*DATA TO PROCESS*.
○ ○ ○ ○ ○

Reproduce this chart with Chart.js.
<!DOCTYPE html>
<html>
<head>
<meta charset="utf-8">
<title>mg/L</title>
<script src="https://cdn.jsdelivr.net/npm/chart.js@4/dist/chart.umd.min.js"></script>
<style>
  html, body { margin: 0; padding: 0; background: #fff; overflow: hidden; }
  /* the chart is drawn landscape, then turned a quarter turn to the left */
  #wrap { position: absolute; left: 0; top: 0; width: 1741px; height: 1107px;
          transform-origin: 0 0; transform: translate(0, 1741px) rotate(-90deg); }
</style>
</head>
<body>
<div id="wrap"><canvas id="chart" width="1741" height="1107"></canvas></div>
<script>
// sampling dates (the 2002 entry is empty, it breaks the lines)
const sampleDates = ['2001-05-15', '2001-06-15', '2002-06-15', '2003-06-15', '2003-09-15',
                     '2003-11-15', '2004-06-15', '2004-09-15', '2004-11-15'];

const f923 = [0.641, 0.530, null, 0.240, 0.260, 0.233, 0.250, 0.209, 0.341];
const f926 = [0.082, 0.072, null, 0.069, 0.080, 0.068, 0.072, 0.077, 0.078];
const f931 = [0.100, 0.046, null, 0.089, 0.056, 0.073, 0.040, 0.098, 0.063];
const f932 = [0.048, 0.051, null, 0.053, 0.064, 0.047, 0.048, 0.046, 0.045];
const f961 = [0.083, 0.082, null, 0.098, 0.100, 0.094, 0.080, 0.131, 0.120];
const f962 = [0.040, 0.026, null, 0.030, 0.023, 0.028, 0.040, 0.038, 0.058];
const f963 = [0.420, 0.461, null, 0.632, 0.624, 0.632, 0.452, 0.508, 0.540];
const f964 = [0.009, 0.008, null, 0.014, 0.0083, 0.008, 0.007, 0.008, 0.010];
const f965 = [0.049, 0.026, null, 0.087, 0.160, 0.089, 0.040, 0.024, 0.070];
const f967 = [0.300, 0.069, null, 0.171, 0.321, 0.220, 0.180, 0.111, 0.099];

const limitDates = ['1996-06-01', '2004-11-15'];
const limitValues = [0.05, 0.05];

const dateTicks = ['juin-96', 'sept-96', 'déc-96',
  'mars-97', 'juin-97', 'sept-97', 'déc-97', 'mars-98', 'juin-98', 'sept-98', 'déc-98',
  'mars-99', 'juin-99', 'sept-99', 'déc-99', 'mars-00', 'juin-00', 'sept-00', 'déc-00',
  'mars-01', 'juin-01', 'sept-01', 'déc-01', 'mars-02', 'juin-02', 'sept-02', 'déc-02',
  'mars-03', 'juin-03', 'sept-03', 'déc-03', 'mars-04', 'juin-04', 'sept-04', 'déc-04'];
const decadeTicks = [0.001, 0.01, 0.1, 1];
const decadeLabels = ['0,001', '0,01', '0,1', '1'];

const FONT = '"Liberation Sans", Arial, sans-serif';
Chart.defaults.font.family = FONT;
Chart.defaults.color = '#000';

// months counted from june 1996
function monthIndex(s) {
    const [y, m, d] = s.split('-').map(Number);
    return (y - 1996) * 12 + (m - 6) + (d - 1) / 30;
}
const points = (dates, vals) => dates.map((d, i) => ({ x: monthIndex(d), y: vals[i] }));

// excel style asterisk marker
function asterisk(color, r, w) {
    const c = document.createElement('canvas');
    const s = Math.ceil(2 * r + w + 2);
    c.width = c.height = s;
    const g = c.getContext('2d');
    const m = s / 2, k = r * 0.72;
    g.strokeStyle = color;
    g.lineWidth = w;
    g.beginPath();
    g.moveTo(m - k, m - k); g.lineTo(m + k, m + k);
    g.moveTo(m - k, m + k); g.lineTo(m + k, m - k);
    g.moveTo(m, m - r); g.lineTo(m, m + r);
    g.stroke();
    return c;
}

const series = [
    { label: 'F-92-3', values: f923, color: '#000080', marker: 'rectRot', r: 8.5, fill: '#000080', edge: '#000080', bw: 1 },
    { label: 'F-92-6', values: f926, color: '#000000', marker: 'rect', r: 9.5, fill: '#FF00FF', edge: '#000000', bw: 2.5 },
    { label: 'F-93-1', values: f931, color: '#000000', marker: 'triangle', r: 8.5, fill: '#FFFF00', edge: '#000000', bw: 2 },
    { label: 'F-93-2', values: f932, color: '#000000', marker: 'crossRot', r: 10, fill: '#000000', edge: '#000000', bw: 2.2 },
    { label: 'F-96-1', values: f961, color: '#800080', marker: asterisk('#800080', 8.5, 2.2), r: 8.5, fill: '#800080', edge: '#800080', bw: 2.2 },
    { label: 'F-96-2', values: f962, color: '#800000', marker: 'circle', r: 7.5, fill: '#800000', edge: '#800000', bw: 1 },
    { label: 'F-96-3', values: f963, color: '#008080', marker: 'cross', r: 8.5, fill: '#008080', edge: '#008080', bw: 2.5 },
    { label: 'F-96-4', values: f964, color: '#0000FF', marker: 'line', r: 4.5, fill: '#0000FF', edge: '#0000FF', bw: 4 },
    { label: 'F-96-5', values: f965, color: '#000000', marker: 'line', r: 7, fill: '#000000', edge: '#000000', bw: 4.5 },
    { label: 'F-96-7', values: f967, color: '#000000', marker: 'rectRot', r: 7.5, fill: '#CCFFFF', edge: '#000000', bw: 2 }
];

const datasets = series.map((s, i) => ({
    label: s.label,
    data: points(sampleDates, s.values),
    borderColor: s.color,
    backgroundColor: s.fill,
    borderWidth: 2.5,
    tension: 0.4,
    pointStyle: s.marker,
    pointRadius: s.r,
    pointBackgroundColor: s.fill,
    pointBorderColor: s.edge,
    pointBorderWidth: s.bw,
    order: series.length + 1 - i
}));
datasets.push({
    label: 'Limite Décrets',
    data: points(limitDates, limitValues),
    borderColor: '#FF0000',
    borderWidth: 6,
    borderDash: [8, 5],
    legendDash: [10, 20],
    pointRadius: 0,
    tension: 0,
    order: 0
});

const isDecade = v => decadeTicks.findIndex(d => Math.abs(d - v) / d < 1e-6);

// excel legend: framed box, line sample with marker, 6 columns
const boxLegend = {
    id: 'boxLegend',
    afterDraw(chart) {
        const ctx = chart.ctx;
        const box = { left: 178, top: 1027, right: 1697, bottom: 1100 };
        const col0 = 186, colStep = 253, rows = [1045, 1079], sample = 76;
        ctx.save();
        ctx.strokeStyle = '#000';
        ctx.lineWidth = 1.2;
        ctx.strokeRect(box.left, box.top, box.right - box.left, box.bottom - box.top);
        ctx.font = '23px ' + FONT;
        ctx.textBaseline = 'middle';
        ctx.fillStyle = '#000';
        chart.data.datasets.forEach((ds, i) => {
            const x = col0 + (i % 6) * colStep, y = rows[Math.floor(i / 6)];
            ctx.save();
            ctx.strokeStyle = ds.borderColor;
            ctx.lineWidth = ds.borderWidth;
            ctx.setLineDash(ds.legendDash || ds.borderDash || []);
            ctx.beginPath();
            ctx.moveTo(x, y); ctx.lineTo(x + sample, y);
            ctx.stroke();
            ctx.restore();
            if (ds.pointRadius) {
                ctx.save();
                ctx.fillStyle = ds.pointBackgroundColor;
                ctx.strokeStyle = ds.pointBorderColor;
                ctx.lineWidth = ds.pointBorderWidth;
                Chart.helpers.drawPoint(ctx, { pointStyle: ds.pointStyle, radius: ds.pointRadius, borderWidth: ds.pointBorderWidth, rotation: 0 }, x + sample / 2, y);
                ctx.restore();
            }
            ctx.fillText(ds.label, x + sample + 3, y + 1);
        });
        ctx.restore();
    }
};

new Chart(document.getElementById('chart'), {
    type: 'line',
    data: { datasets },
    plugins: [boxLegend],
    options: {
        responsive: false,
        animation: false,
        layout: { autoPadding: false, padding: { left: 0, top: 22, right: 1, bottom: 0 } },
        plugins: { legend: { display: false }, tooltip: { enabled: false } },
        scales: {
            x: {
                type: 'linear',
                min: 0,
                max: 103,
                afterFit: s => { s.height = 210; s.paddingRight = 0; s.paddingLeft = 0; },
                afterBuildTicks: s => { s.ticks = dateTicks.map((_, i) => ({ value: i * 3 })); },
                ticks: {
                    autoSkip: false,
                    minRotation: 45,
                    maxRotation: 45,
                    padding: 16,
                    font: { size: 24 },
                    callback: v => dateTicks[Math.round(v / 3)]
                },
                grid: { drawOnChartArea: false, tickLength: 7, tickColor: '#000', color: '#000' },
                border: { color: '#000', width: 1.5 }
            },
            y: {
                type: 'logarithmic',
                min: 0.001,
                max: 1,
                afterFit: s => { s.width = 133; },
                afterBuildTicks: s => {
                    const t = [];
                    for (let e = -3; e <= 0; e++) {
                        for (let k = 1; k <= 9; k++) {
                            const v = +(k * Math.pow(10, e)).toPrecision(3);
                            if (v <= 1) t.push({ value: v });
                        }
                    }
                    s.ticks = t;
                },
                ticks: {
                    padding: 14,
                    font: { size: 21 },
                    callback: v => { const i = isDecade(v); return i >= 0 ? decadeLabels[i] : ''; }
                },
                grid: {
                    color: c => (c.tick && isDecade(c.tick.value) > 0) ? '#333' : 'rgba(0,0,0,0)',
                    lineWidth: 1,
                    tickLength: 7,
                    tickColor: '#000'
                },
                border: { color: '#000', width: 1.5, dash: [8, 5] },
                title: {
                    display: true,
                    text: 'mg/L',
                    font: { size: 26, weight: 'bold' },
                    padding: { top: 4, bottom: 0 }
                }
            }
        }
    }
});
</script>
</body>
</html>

○ ○ ○ ○ ○

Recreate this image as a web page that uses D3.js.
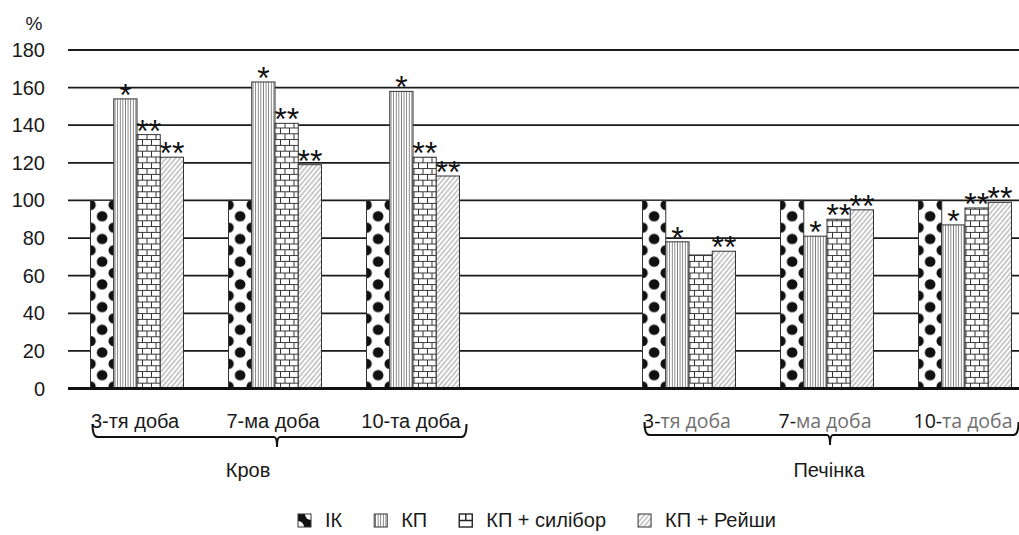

○ ○ ○ ○ ○

*BRIEF*. Pull out each line holding the string "with".

*ANSWER*.
Reproduce this chart with Chart.js.
// excel legend: framed box, line sample with marker, 6 columns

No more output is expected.